Keluarga Afif, terutama melalui LBH Padang, melaporkan menerima intimidasi dan tekanan setelah mempublikasikan kasus ini. Ada upaya untuk menghalangi proses autopsi dan meminta keluarga menandatangani surat tidak menuntut. Hingga kini, keluarga belum menerima hasil autopsi yang dijanjikan, yang menambah panjang daftar kejanggalan dalam penanganan kasus ini.

Kasus-Kasus Lainnya

Kematian Afif Maulana bukanlah kasus pertama yang menunjukkan betapa kejamnya kekerasan oleh personel kepolisian selaku aparat penegak hukum di Indonesia. Data dan laporan menunjukkan bahwa penyiksaan terhadap tahanan dan tersangka oleh polisi adalah praktik yang terkesan lumrah.

Menurut laporan dari Lembaga Bantuan Hukum (LBH) dan Komisi untuk Orang Hilang dan Korban Kekerasan (KontraS), sejak 2011 hingga 2019 ada 445 kasus penyiksaan dengan 693 korban. Kasus terbaru (2019-2020) mencatat 48 kasus dengan rincian 28 kasus di polres, 11 di polsek, dan 8 di polda. Sedangkan catatan Amenesty International sepanjang 2019-2024 mencatat ada 226 korban penyiksaan, dengan 75% pelaku dari Polri.

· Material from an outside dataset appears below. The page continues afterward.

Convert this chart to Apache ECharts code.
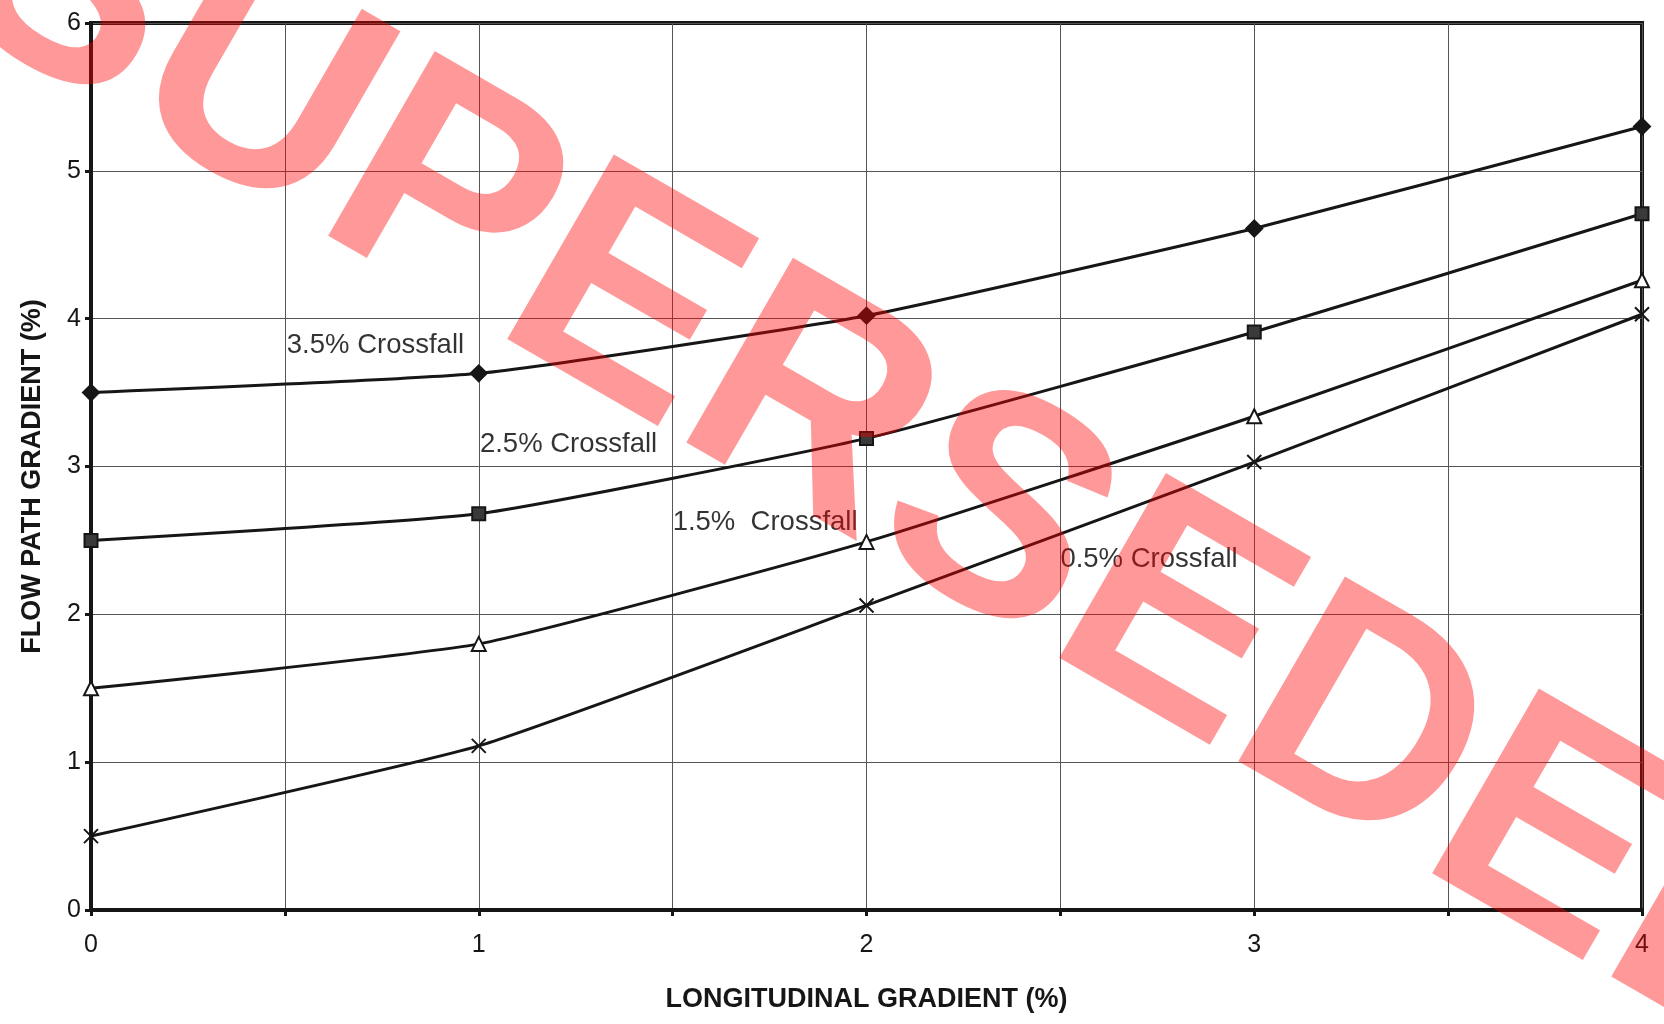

  1. Kasus Sarpan (Medan, 2021): Disiksa selama lima hari di Polsek Percut Sei Tuan untuk memaksa pengakuan. Pelaku adalah sembilan polisi yang mendapat sanksi internal ringan.

  2. Kasus Oki Kristodiawan (Purwokerto, 2023): Tewas setelah disiksa di Polresta Banyumas. Empat polisi didakwa dan dituntut 6-7 tahun penjara. Kekerasan dilakukan oleh sesama tahanan di bawah pengawasan polisi.

  3. Kasus Demo Reformasi Dikorupsi (Jakarta, 2019): Ratusan mahasiswa ditangkap dan mengalami penganiayaan. Ananda Badudu mengungkapkan bahwa mahasiswa dipukuli dan disetrum untuk memaksa pengakuan.

  4. Kasus Herman (Balikpapan, 2020): Tewas akibat penyiksaan oleh enam polisi yang kini menjadi tersangka. KontraS menyatakan penyiksaan sebagai masalah sistemik dalam Polri.

  5. Kasus FNS (Jakarta, 2022): Tahanan narkotika di Polres Metro Jakarta Selatan meninggal akibat dugaan penyiksaan. LBH mencatat bahwa 115 dari 388 tersangka narkotika mengalami penyiksaan pada 2011, meningkat pada 2021.

  6. Kasus Joko Dodi Kurniawan dan Rudi Efendi (Medan, 2020): Tewas di Polsek Sunggal dengan luka-luka akibat dugaan penyiksaan. Kasus serupa dilaporkan di Balikpapan dan Solok Selatan.

Impunitas Mengungkap Kejahatan dengan Kejahatan

Kekerasan yang dilakukan oleh polisi ini bukan hanya menunjukkan adanya masalah sistemik yang mendalam dalam tubuh Polri namun juga pertanyaan mengapa hal ini menjadi kondisi yang terkesan lumrah.

Dalam dokumen berjudul "Mengungkap Kejahatan dengan Kejahatan: Survey Penyiksaan di Tingkat Kepolisian Wilayah Jakarta dan Sekitarnya tahun 2008" oleh Lembaga Bantuan Hukum Jakarta ditemukan sejumlah faktor mengapa penyiksaan oleh polisi lumrah terjadi

1. Motif Penyiksaan: Polisi sering menggunakan penyiksaan untuk mendapatkan pengakuan cepat dari tersangka atau saksi. Tekanan untuk menyelesaikan kasus dengan cepat dan keterbatasan sumber daya menjadi alasan utama.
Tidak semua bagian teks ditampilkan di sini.